In the motion compensation, a method called “block matching”, detecting the motion vector for each macro block and thereby finding a similar block in a reference frame, is used widely. The details of such a coding process including the block matching process for realizing high precision video encoding are disclosed in Gary J. Sullivan and Thomas Wiegand: Rate-Distortion Optimization for Video Compression, IEEE Signal Processing Magazine, vol. 15, no. 6, pp. 74-90, November 1998 (H.264/AVC).

SUMMARY OF THE INVENTION

However, the coding process according to the method of the above document requires a far larger number of calculations compared to MPEG-1 and MPEG-2. Further, the above method uses all the points (pixels) in each block for the block matching in the motion search, resulting in an extremely heavy coding workload. In cases where input video images are encoded, compressed and stored in a record medium by a video camera or hard disk recorder, for example, such a heavy coding workload causes a very long processing time of the coding process. Therefore, real time recording of video of a large image size or high resolution becomes difficult as the coding workload becomes heavier.
The present invention has been made in consideration of the above problems. It is therefore the primary object of the present invention to provide a technique suitable for reducing the number of calculations for the coding process. The present invention provides a device capable of finely executing real-time video recording by use of such a technique.
To achieve the above object, in the present invention, a characteristic (image characteristic) is detected in each of a plurality of blocks obtained by partitioning each video image, and the block matching process is executed using pixels corresponding to the detected characteristic. In other words, the block matching process in the present invention is executed by preferentially using pixels having the characteristic (characteristic pixels). For example, the block matching process is executed using the pixels having the characteristic (characteristic pixels) only, without using other pixels.
The image characteristic can be an edge in the image, for example.

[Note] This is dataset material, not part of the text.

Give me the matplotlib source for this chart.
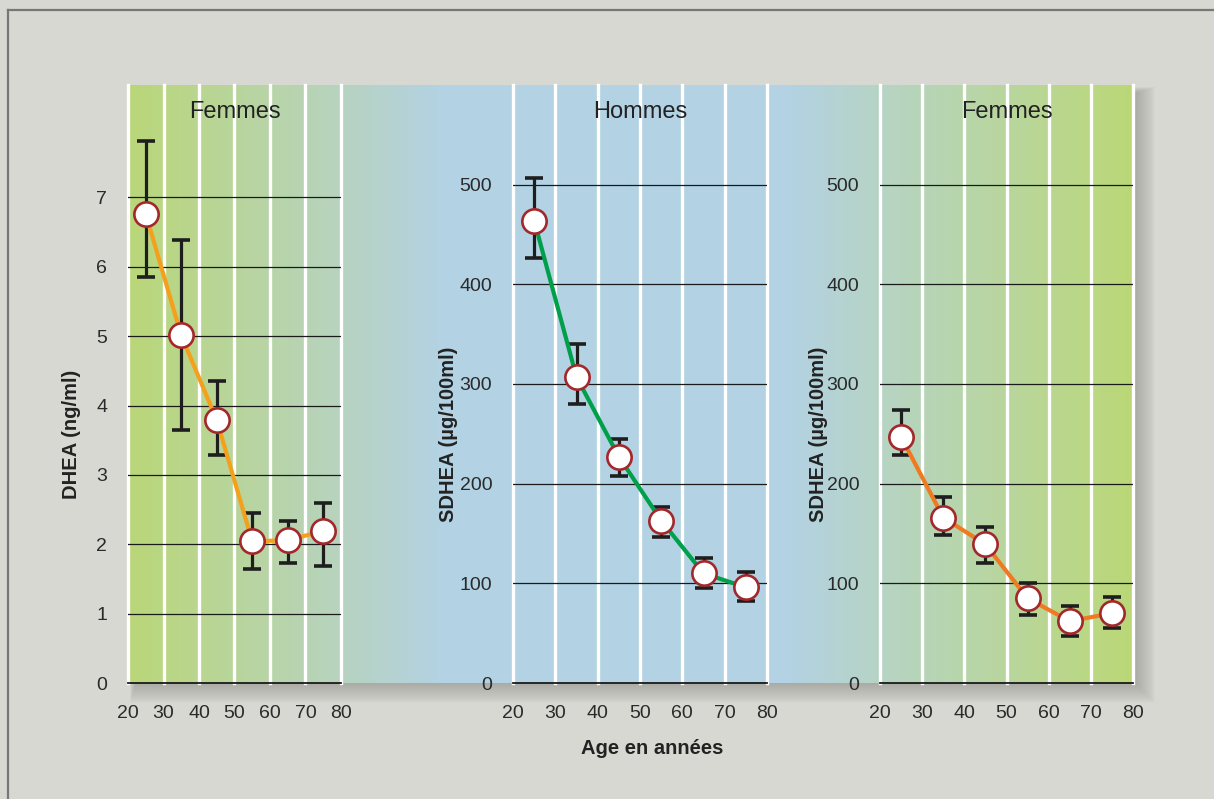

Pixels having an edge intensity greater than or equal to a prescribed value or pixels having a maximum edge intensity may be detected and used as the characteristic pixels. It is possible to further partition each block into a plurality of detecting areas, select a pixel having the maximum characteristic value (e.g. edge intensity) from each of the detecting areas of the block as a representative point of the block, and execute the block matching process using the representative points of the block selected from the detecting areas. When the characteristic values of all the pixels contained in the detecting areas are less than the prescribed value, the block matching process may be executed using prescribed pixels selected and extracted from the block.
By the present invention, the coding workload on the coding process employing the block matching process can be reduced, by which a high speed coding process is realized.

BRIEF DESCRIPTION OF THE DRAWINGS

These and other features, objects and advantages of the present invention will become more apparent from the following description when taken in conjunction with the accompanying drawings wherein:
FIG. 1 is a block diagram showing an example of the composition of a video coding device in accordance with an embodiment of the present invention;
FIG. 2 is a schematic diagram showing an example of a process executed by an image characteristic detecting unit and a motion detection/compensation unit of the video coding device of FIG. 1;
FIG. 3 is a schematic diagram showing examples of a block matching process executed by the video coding device of FIG. 1 and a conventional video coding device.
FIG. 4 is a schematic diagram showing another example of the process executed by the image characteristic detecting unit and the motion detection/compensation unit;
FIG. 5 is a block diagram showing an example of an image recording/reproducing device to which the present invention is applied;
FIG. 6 is a table showing principal conditions of a simulation experiment on the coding process;
FIG. 7 is a table showing the result of the simulation experiment; and
FIG. 8 is a graph showing rate-distortion properties achieved by various comparison methods.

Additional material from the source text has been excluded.